THE LONG ACCOMPLISHMENT

A Memoir of Struggle and Hope in Matrimony

by Rick Moody

Pub Date: Aug. 26th, 2019
ISBN: 978-1-62779-844-0
Publisher: Henry Holt

The acclaimed writer reflects on the hardships he and his second wife endured during their first year of marriage.

Readers familiar with Moody’s (Hotels of North America, 2015, etc.) fiction, especially The Ice Storm, will be drawn to this memoir about the complicated arenas of love and marriage. The opening lines are attention grabbing: “In order to have a second marriage you can believe in you may have to fail at your first marriage. I failed spectacularly at mine.” He goes on to vividly recount the events that triggered his “spectacular failure,” specifically his extramarital relationships, which led to divorce. By the time he met visual artist Laurel Nakadate, the author was approaching his 50s. Having shared some of his past emotional baggage, he assures readers that he is ready to pursue a fully committed relationship, and his month-by-month narrative initially seems to prove his conviction. Moody has a seasoned eye for capturing intriguing details and nuance in a variety of settings, and he brilliantly highlights the competitively hip Park Slope, Brooklyn, arts scene. Yet his story is rambling and often digressive, and as a document of his marriage, it feels surprisingly self-absorbed. Moody writes affectionately of his new wife and continually praises her talent, but he fails to bring Laurel into focus as a fully fleshed-out individual. Her suffering is tangible, primarily in her efforts to make it through a full-term pregnancy, but her presence is peripheral to the deeper internal struggle the author experiences.

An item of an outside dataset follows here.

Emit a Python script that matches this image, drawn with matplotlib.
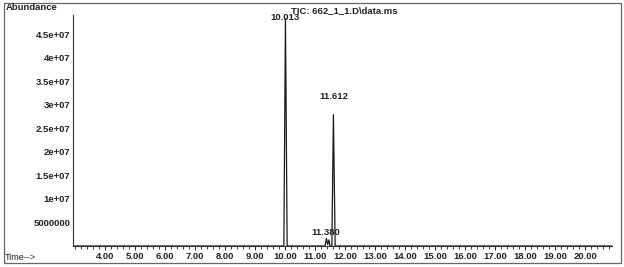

Dying parents and friends, infertility issues, and a household robbery are among the events they faced in their first year together. “Total up some of the hardships, reader, and ask yourself how we could possibly continue,” writes Moody. All of these are difficult challenges but ones that are not uncommon (other than the robbery) for someone in their 50s. The author ends on a positive note as the couple seems to have achieved a longed-for contentment.

An intermittently insightful but narrowly focused examination of a marriage that will mostly interest devoted Moody fans.